- Born: September 5, 1970 (age 55) Englewood, New Jersey, U.S.
- Spouse: Alan Colmes ​ ​(m. 2003; died 2017)​
- Relatives: Monica Crowley (sister)

Academic background
- Alma mater: Cornell University (BA); Georgetown University (MPP); Massachusetts Institute of Technology (PhD);
- Thesis: The New Social Policy: Transforming Child Support Enforcement in the United States (1999)

Academic work
- Institutions: Rutgers University–New Brunswick
- Website: http://www.jocelyncrowley.com

= Jocelyn Elise Crowley =

American professor (born 1970)

Jocelyn Elise Crowley (born September 5, 1970) is an American academic working as a professor of public policy at Rutgers University–New Brunswick, where she specializes in family law in the United States.

== Early life ==
Crowley was born on September 5, 1970, in Englewood, New Jersey. She grew up in Warren Township, New Jersey, with her sister Monica Crowley.

== Education ==
Crowley earned a Bachelor of Arts degree, summa cum laude, in government with distinguished honors from Cornell University in May 1992. She received her master's degree in public policy from Georgetown University in May 1994, with a specialization in American social policy. In September 1999, Crowley received her Ph.D. in political science from Massachusetts Institute of Technology with a concentration in the field of American politics.

== Personal life ==
Crowley was married to the late American radio and television host Alan Colmes from 2003 until his death in 2017. Her sister is an American political commentator and the current chief of protocol of the United States, Monica Crowley.
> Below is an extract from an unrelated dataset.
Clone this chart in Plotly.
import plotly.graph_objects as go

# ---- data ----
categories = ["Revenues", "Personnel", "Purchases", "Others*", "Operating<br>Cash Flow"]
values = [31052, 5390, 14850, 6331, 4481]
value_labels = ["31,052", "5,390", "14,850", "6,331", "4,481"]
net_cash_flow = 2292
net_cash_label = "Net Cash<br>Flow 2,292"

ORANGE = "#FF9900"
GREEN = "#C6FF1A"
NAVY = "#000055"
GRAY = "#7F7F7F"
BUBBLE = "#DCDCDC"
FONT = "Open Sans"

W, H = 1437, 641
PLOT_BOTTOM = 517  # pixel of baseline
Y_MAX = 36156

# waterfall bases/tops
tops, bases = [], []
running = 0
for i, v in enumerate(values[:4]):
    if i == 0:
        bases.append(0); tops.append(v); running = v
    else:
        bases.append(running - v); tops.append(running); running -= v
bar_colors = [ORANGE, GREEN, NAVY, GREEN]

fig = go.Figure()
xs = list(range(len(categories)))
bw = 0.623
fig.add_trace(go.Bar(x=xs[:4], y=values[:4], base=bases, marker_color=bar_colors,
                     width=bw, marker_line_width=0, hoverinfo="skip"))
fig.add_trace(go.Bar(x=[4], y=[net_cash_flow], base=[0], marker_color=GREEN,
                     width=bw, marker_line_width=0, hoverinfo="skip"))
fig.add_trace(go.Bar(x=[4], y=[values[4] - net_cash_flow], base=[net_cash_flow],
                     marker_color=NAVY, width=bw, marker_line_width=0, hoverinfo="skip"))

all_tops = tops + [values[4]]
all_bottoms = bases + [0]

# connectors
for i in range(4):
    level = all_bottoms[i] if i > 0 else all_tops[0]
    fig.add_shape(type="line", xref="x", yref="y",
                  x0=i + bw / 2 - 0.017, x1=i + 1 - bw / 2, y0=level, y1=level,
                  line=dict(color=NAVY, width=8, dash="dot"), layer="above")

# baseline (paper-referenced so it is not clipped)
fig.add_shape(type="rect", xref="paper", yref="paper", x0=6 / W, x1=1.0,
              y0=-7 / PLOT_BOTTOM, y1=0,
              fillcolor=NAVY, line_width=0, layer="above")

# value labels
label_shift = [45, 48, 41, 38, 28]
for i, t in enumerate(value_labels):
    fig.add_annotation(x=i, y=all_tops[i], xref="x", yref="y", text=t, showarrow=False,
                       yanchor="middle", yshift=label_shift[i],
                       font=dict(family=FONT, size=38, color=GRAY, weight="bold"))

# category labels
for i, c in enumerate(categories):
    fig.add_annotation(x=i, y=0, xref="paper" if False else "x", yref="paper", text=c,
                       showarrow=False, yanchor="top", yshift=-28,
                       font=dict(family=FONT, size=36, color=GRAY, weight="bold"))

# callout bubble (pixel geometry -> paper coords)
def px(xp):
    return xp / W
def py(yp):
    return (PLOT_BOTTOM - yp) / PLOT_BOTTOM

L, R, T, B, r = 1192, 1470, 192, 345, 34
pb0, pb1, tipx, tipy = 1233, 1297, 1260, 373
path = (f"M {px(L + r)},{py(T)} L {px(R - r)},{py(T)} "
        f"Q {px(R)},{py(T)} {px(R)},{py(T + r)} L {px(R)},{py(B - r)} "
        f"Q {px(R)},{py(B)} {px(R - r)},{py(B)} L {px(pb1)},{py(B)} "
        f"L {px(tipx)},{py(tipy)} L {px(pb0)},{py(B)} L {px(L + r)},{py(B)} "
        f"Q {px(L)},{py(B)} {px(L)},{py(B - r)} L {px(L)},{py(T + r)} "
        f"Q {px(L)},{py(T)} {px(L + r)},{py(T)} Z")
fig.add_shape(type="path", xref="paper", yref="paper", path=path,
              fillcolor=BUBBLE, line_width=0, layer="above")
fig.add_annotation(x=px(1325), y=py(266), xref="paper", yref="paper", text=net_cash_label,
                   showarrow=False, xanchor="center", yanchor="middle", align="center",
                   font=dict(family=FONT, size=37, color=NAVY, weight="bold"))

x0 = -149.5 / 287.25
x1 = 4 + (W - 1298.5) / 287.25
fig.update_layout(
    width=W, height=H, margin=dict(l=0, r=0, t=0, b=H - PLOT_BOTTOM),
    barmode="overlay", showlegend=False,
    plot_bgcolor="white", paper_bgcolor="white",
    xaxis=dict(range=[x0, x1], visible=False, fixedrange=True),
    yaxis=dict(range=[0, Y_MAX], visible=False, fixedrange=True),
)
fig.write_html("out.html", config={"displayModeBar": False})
== Selected bibliography ==

- Crowley, Jocelyn Elise. (2003). The Politics of Child Support in America. New York: Cambridge University Press. ISBN 978-0-5215-3511-3.
- Crowley, Jocelyn Elise. (2008). Defiant Dads: Fathers’ Rights Activists in America. Ithaca, NY: Cornell University Press. ISBN 978-0-8014-4690-0.
- Crowley, Jocelyn Elise. (2013). Mothers Unite! Organizing for Workplace Flexibility and the Transformation of Family Life. Ithaca, NY: Cornell University Press. ISBN 978-0-8014-5175-1.
- Crowley, Jocelyn Elise. (2018). Gray Divorce: What We Lose and Gain from Mid-Life Splits. Oakland, CA: University of California Press. ISBN 9780520295322.